The morning after
The only huge surprise of the night in last night's by-elections was in Port au Port. For a supposedly "tight" race, it was nowhere near being so. In fact, people in the district were so furious at Danny, on whose watch the Stephenville mill would never, ever close, that the margin spread between the two parties increased by 14 percentage points.
And for all the slagging that Danny Dumaresque has taken by Liz's Rapid Reaction Battalion of planted VOCM callers — the only Rapid Reaction Battalion in the province — he was spot-on in predicting a substantial increase in Liberal support in Ferryland, where the margin swang over 20% in the provincial Liberal's favour.
Of course, that's about as meaningful to the final result as a 20% swing towards the federal Liberals in Wild Rose.
In Kilbride, the vote-share change (Liberal down -1.2%, split equally among the Tory and NDP candidates) is of no great statistical significance, as is the three-district total overall: Liberals up 2.3% in the three districts combined, PCs down -2.6%, NDP up 0.9%.
But consider this: According to the recent CRA polls, Danny Williams and his party have been polling up to 14 points above their actual vote share in the 2003 election. In 2003, he took 58.8% of the popular vote. CRA has had him up to 73%.

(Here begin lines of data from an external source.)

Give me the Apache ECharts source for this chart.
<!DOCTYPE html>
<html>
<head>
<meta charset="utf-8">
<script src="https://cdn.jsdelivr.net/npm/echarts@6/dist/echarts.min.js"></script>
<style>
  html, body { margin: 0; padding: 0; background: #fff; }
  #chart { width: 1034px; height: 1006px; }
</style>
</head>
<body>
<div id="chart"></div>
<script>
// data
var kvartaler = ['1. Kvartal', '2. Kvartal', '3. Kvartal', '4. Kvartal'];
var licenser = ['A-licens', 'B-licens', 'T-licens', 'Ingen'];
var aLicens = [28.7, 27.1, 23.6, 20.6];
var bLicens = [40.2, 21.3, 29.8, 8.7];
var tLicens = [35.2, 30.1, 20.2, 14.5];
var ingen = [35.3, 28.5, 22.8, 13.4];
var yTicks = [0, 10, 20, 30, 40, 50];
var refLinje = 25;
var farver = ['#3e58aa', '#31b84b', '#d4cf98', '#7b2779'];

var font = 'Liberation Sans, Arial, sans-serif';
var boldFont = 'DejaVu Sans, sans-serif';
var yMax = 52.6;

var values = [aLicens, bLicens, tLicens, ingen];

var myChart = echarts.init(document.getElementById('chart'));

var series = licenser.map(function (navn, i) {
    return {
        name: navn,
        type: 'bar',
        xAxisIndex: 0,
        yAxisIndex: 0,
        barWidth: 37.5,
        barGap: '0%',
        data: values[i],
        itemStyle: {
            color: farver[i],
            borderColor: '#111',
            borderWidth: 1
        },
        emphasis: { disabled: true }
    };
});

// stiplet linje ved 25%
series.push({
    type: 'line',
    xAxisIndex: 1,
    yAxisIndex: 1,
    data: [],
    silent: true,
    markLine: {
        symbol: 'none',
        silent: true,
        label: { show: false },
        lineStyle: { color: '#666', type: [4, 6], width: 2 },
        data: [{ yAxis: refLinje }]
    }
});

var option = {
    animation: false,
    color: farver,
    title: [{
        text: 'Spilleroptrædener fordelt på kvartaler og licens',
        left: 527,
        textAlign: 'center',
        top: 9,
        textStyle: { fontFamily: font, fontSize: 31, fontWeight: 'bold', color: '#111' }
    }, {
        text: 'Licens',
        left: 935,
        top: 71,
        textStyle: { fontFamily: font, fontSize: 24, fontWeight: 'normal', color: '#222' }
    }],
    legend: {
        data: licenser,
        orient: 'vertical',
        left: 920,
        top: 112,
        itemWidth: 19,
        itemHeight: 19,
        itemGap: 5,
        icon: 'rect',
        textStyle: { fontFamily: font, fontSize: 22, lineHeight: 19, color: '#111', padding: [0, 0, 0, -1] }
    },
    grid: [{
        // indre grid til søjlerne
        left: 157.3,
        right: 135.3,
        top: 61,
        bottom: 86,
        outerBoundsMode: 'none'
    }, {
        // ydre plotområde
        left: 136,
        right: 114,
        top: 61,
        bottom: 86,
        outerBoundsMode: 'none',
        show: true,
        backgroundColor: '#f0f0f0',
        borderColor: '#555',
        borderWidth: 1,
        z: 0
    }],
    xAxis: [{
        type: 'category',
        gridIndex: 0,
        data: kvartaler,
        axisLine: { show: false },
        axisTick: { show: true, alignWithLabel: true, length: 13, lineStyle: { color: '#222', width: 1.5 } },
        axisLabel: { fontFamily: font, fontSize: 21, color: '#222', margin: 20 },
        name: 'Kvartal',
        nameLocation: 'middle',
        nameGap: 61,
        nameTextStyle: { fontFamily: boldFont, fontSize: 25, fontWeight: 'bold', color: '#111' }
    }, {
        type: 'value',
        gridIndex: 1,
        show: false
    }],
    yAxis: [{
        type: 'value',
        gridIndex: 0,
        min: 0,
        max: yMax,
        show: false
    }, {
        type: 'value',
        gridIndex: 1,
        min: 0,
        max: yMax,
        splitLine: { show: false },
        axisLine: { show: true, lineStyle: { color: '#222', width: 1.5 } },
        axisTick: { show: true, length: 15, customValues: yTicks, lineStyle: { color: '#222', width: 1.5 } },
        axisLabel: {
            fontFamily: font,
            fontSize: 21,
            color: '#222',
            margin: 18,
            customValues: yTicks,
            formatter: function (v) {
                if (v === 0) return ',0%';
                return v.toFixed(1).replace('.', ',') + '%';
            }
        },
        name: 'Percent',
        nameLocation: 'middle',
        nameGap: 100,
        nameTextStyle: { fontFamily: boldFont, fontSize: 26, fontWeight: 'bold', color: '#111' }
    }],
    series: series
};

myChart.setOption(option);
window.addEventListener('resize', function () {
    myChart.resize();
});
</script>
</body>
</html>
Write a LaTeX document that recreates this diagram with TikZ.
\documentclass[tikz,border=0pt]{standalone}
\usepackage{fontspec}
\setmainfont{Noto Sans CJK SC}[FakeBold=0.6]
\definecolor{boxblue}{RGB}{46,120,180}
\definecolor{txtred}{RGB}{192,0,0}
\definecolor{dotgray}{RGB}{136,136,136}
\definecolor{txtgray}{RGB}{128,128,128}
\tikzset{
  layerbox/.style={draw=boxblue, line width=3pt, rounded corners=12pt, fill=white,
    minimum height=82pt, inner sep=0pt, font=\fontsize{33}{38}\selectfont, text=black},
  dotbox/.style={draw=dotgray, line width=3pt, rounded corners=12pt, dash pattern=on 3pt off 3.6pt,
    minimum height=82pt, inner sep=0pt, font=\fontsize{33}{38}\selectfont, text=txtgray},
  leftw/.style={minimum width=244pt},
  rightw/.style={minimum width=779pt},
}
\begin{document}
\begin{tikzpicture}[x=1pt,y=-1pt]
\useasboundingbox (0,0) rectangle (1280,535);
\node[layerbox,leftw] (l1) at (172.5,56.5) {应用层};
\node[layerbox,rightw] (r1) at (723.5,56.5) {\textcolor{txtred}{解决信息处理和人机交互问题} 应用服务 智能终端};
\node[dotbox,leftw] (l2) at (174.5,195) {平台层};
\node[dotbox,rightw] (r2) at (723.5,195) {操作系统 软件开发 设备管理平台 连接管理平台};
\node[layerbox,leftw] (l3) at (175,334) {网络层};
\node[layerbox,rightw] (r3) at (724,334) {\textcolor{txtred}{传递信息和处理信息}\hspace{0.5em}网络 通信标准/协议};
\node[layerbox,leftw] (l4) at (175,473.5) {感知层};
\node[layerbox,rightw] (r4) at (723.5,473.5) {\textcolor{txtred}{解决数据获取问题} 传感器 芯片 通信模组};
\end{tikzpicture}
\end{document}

So why doesn't this Smallwood-esque level of support show up in actual voting results?
That's a question Danny might want to ponder, although it's largely academic: you only need to win by one vote, after all. It's certainly something the opposition parties need to ponder.
And it's especially a question CRA needs to ask itself. Is there a flaw in its methodology when it comes to fieldwork or weighting in its Newfoundland and Labrador quarterly?
On to Humber Valley and Labrador West!